Was man nicht beziffern kann, kann man nicht abstrahieren, und dann wird es zu reinen Emotionen. Um es ein bisserl wittgensteinisch auszudrücken…
Ja, genau, und deswegen reden wir am Anfang immer über diese unausgesprochenen Erwartungen auf beiden Seiten. Das Hauptthema bei der Übergabe in einem Familien­unternehmen ist dieses berühmte Lebenswerk, das man dann bedeutungsschwer übergibt. Und alles, was man nicht genauso macht wie die Alten, kommt sofort einer Kritik an diesem Lebenswerk gleich. Und wenn die Nachfolgegeneration erst mit 50 oder 55 übernimmt, ist die ja auch schon betriebsblind. Alle zusammen machen sich oft Illusionen, wie viel ihr Betrieb tatsächlich wert ist. Die glauben: Ich bekomme 8 Millionen oder das restliche Leben 8.000 Euro Monatsgehalt und solche Dinge. Da muss man sie manchmal enttäuschen. Vor allem im Tourismus tragen ja viele Häuser hohe Hypotheken.

Sind schlicht überschuldet.
Wenn die Häuser groß sind, können das 14 bis 30 Millionen sein! Das muss man ihnen erklären, dass nur viel (Lebens-)Arbeit und was halt schön dasteht noch kein Geschenk sind. Was ist also der wahre Preis? Die Erwartungen sind vielfältig, und deswegen muss man über alles reden. Gerade was diesen Fruchtgenuss angeht: Kann ich mein restliches Leben alle meine Freunde ins Hotel einladen? Wie viele Flaschen darf ich mir noch täglich aus dem Weinkeller holen? 

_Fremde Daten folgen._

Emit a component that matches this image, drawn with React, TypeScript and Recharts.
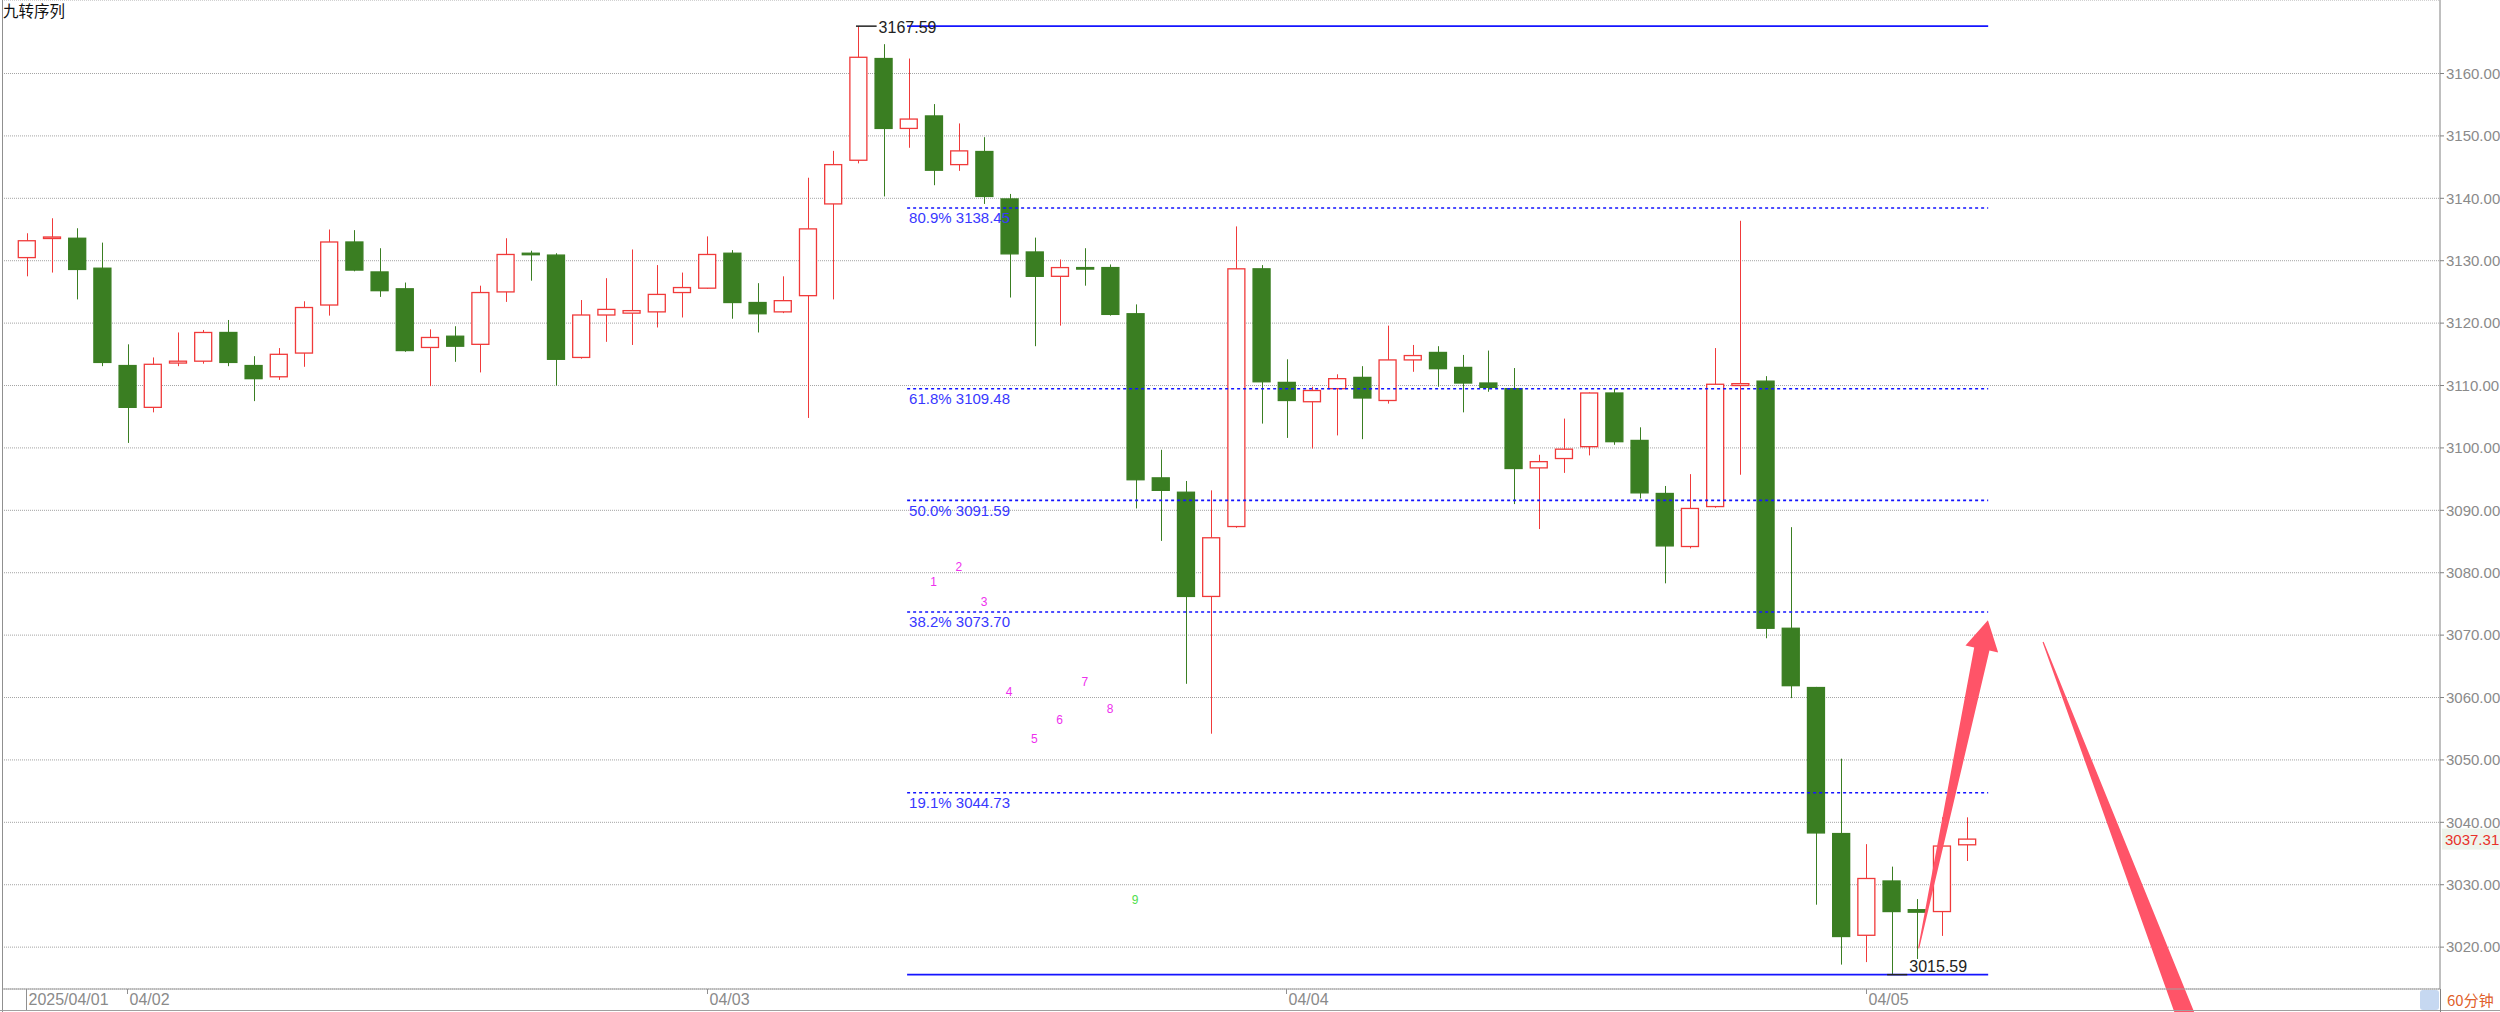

Gibt es ein ideales Übergabemodell?
Aus systemischer Sicht ist es nicht zu empfehlen, dass die Senioren bis zu ihrem Ableben Anteile halten, weil sie dann immer noch Mitspracherechte haben. Da geht es ja auch um Haftungen. So kommt der Übernehmer nicht in die Kraft für seine Entscheidungen. Das muss ich aus systemischer Sicht in diesem Prozess vor der tatsächlichen Übergabe vorbereiten. Damit es zu einer wirklichen Übergabe kommt, mit allen Konsequenzen. Der Übernehmer will ja selbst gestalten, will seine eigenen Fehler machen. Er will vielleicht schon noch den Rat der Eltern. Aber er will nicht, dass die mitmischen. Das ist der oft schmerzhafte Prozess der Ablösung in der Familie, den ich auch im Unternehmen brauche. Sonst kann sich keine neue Führungskultur etablieren, sonst kriegt der Nachfolger auch nie die Mitarbeiter auf seine Seite.